Hope this was a bit of help; but don't jump into fabrication too quicky - make sure you
understand how the system works, in detail, first!

Good Luck... Will be busy for a while designing and testing an automated - high speed-
"square coil" winder. Twenty coils per device adds up quickly and is hard on the fingers!


Unfortunately I "Fried" the first pass test before having a chane to analyze it - just had to
"See what she could do!"  Wrong - dumb thing is I did the same thing with the initial
"LinGen."  Anyway, we'll get there - hopefully to a POC, that is... Looking forward to an
independant evaluation, or two, from these forums.


Splitting the Workload - to allow Looking into an Important Fundamental

A recent discussion with a Colleague stirred a series of questions relating to the Lorentz Force
with respect to some brief observations prior to the EE_TFG meltdown.
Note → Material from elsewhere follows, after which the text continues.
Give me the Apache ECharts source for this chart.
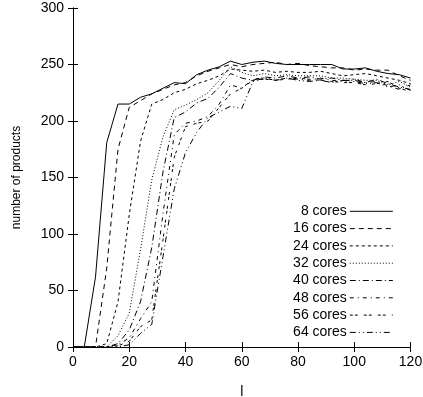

It would be significant if a postulation is developed to explain this occurance.

My Collegue's knowledge and experience suggested that, briefly, "the Lorentz Force is
proportional to to the square of the magnetic field" - in other words - the increase is
not linear. He showed the phenomena mathematically (his speciality). 
 * This is in addition to the B-H Curve of the material used. *

Anyway, to keep the story short, I'm going to look into this in much more detail.

In the mean time; the EE_TFG M19 Testing and Analysis will be conducted by one of
my very capable peers under minimal guidance. The "Test Plan" is somewhat straight
forward but very time consuming (lots of various current, winding, and loop variations
to be considered).

It's extremely important, at this phase, that the mechanism be understood, as much
as possible. Limited work constraints mean not everything can be completed in any
reasonable time frame by only one person.

The basic concept has already been presented so it should not have any real impact.